Turning to the rest of the world, Israel has shown impressive resilience; despite the conflict in Iran and ongoing clashes with Hamas and Hezbollah, GDP growth for this year is projected to be between 3.3% and 3.8%, with unemployment at 3.2% and a very strong shekel at 2.94 per dollar. The projection for 2027 is 5.5% growth.

The budget projects a 4.9% of GDP deficit, as it must fund defense spending of nearly $50 billion. Inflation stands at 1.6%, primarily due to falling import prices caused by currency appreciation, and 30% of global investment in cybersecurity goes to Israeli companies. There will be elections this year, and it is unclear who will win, but there is already significant pressure to have a new prime minister.

In China, GDP growth is projected at 5%, which is very low by its standards, and the country continues to face serious problems with its infrastructure investments in emerging nations under the Belt and Road Initiative. The Chinese receive 11% of their oil from Iran and 37% from Arab countries, putting them at a crossroads amid a serious conflict between their suppliers. Chinese investment in the Middle East totals $279 billion, so it has not come out in support of Iran in its war with the U.S. It’s interesting that they blocked Meta’s planned acquisition of the AI company MANUS, further escalating the battle for supremacy in new technologies. It’s worth mentioning that the automotive company CATL launched a battery that charges from 10% to 98% in 6 minutes—roughly the same time it takes to fill a gas tank. An interesting fact is that 16.9% of Chinese youth aged 25 and under are unemployed.

India will continue to buy oil from Russia, as the Americans have postponed the boycott for the duration of the conflict with Iran. Car sales in India reached 26.7 million last year, the highest level on record.

Ukraine received $100 billion in aid from the European Union to sustain the war with Russia, which leads me to believe there will be no resolution to the conflict in the short term.

It is estimated that if the Iran crisis lasts more than two months, oil prices will rise to $146 per barrel, and the cost of rebuilding Iran could reach $270 billion.

Saudi Arabia has canceled major projects worth over $1 trillion due to economic pressures, and the closure of the Strait of Hormuz will make its situation even more precarious.
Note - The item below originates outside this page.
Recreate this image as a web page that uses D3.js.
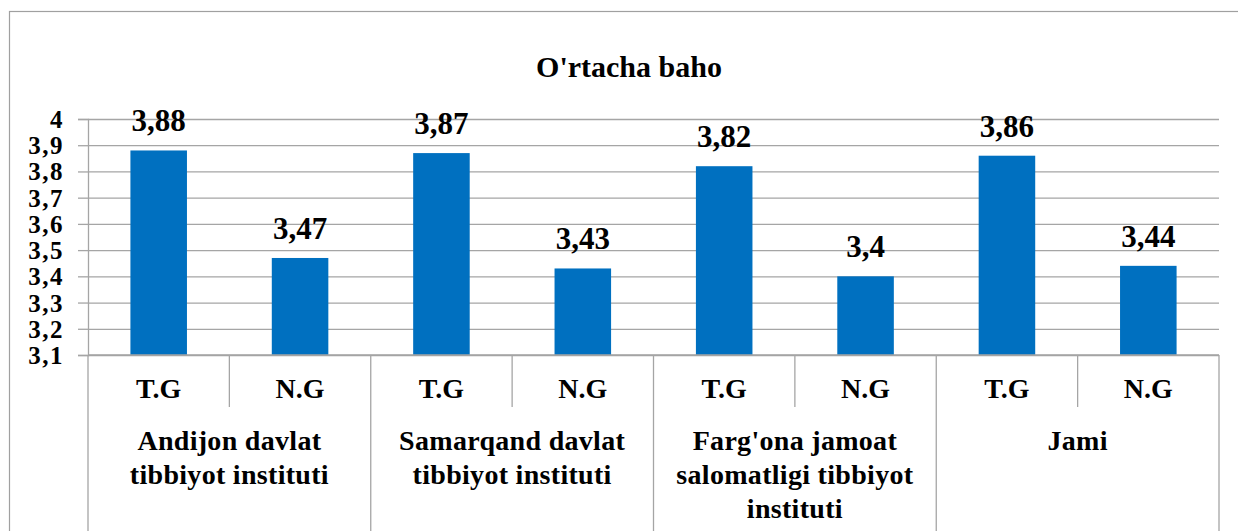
<!DOCTYPE html>
<html>
<head>
<meta charset="utf-8">
<title>O'rtacha baho</title>
<script src="https://cdn.jsdelivr.net/npm/d3@7"></script>
<style>
  body { margin: 0; background: #ffffff; }
</style>
</head>
<body>
<div id="chart"></div>
<script>
// data
const groupLines = [
  ["Andijon davlat", "tibbiyot instituti"],
  ["Samarqand davlat", "tibbiyot instituti"],
  ["Farg'ona jamoat", "salomatligi tibbiyot", "instituti"],
  ["Jami"]
];
const subCats = ["T.G", "N.G"];
const values = [3.88, 3.47, 3.87, 3.43, 3.82, 3.4, 3.86, 3.44];
const yTicks = [3.1, 3.2, 3.3, 3.4, 3.5, 3.6, 3.7, 3.8, 3.9, 4];
const title = "O'rtacha baho";

const W = 1238, H = 531;
const plot = {left: 88, right: 1219, top: 119, bottom: 355};
const gridColor = "#a5a5a5";
const FONT = "Liberation Serif";
const comma = v => String(v).replace(".", ",");

const rows = values.map((v, i) => ({
  key: i, group: Math.floor(i / subCats.length), sub: subCats[i % subCats.length], value: v
}));

const svg = d3.select("#chart").append("svg")
  .attr("width", W).attr("height", H);

// bold serif text helper
function txt(sel, size) {
  return sel.style("font-family", FONT)
    .style("font-weight", "bold")
    .style("font-size", size + "px")
    .attr("fill", "#000");
}

// chart frame
svg.append("rect")
  .attr("x", 9.5).attr("y", 11.5)
  .attr("width", 1240).attr("height", 560)
  .attr("fill", "none").attr("stroke", "#a0a0a0").attr("stroke-width", 1.2);

txt(svg.append("text"), 30)
  .attr("x", 629).attr("y", 77)
  .attr("text-anchor", "middle")
  .text(title);

const x = d3.scaleBand()
  .domain(rows.map(d => d.key))
  .range([plot.left, plot.right])
  .paddingInner(0.6).paddingOuter(0.3);

const y = d3.scaleLinear()
  .domain([3.1, 4])
  .range([plot.bottom, plot.top]);

// gridlines
svg.append("g")
  .attr("transform", `translate(${plot.left},0)`)
  .call(d3.axisLeft(y).tickValues(yTicks).tickSize(-(plot.right - plot.left)).tickFormat(""))
  .call(g => g.select(".domain").remove())
  .call(g => g.selectAll("line").attr("stroke", gridColor).attr("stroke-width", 1.3));

// y axis
svg.append("g")
  .attr("transform", `translate(${plot.left},0)`)
  .call(d3.axisLeft(y).tickValues(yTicks).tickSize(10).tickPadding(14).tickFormat(comma))
  .call(g => g.select(".domain").attr("stroke", gridColor).attr("stroke-width", 1.3))
  .call(g => g.selectAll(".tick line").attr("stroke", gridColor).attr("stroke-width", 1.3))
  .call(g => txt(g.selectAll(".tick text"), 25).attr("dy", "0.34em").style("letter-spacing", "1.5px"));

// bars
svg.append("g").selectAll("rect")
  .data(rows).join("rect")
  .attr("x", d => x(d.key))
  .attr("y", d => y(d.value))
  .attr("width", x.bandwidth())
  .attr("height", d => y(3.1) - y(d.value))
  .attr("fill", "#0070c0");

// value labels
txt(svg.append("g").selectAll("text")
  .data(rows).join("text"), 31)
  .attr("x", d => x(d.key) + x.bandwidth() / 2)
  .attr("y", d => y(d.value) - 19)
  .attr("text-anchor", "middle")
  .text(d => comma(d.value));

// category axis
const step = x.step();
const cat = svg.append("g");
cat.append("line")
  .attr("x1", plot.left).attr("x2", plot.right)
  .attr("y1", plot.bottom).attr("y2", plot.bottom)
  .attr("stroke", gridColor).attr("stroke-width", 1.3);

// dividers between sub categories and groups
rows.forEach((d, i) => {
  const xe = x(d.key) - x.paddingOuter() * step;
  const isGroupEdge = i % subCats.length === 0;
  cat.append("line")
    .attr("x1", xe).attr("x2", xe)
    .attr("y1", plot.bottom).attr("y2", isGroupEdge ? 540 : 407)
    .attr("stroke", gridColor).attr("stroke-width", 1.3);
});
cat.append("line")
  .attr("x1", plot.right).attr("x2", plot.right)
  .attr("y1", plot.bottom).attr("y2", 540)
  .attr("stroke", gridColor).attr("stroke-width", 1.3);

// sub category labels
txt(cat.selectAll("text.sub")
  .data(rows).join("text"), 28)
  .attr("class", "sub")
  .attr("x", d => x(d.key) + x.bandwidth() / 2)
  .attr("y", 398)
  .attr("text-anchor", "middle")
  .text(d => d.sub);

// group labels
groupLines.forEach((lines, gi) => {
  const first = rows[gi * subCats.length].key;
  const last = rows[gi * subCats.length + subCats.length - 1].key;
  const cx = (x(first) + x(last) + x.bandwidth()) / 2;
  const t = txt(cat.append("text"), 28)
    .attr("text-anchor", "middle")
    .style("letter-spacing", "0.3px");
  lines.forEach((ln, li) => {
    t.append("tspan").attr("x", cx).attr("y", 450 + li * 34).text(ln);
  });
});
</script>
</body>
</html>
In Latin America, Colombia transferred all private-sector pensions to the government—a nationalization similar to Argentina’s 10 years ago. Chile proposed lowering corporate taxes to promote investment and growth, a smart move and a shift to the right. Peru is holding elections again amid sky-high inflation. Candidate Fujimori leads the polls—incredible, given that she has already lost three presidential elections and that her father, the former president, was imprisoned for corruption. Brazil continues to face inflation above its target, preventing it from lowering interest rates, which currently stand at 15%. Argentina has significantly improved its finances and is on the verge of signing an agreement with the International Monetary Fund that will provide fresh capital and support to grow its economy. El Salvador has become an alternative for “nearshoring,” and tourism has surpassed 4.2 million visitors. There is no doubt that Bukele’s policies have been positive despite his violation of the constitution by seeking reelection.

In conclusion, we are seeing that much of South America is shifting to the right. Global GDP growth will depend heavily on developments in Iran and how high oil prices rise, as the IMF currently projects a meager 3.3% global growth rate and expects this figure to drop by 0.4% for every month the conflict continues. Financial markets have not been significantly affected by the war, with U.S. stock markets hitting record highs and bond yields slightly lower, at 4.38% for the 10-year Treasury. Metals have seen little change; the dollar remains steady, with a slight downward trend against the currencies of industrialized nations; and Bitcoin has recovered about 12% of its value this month.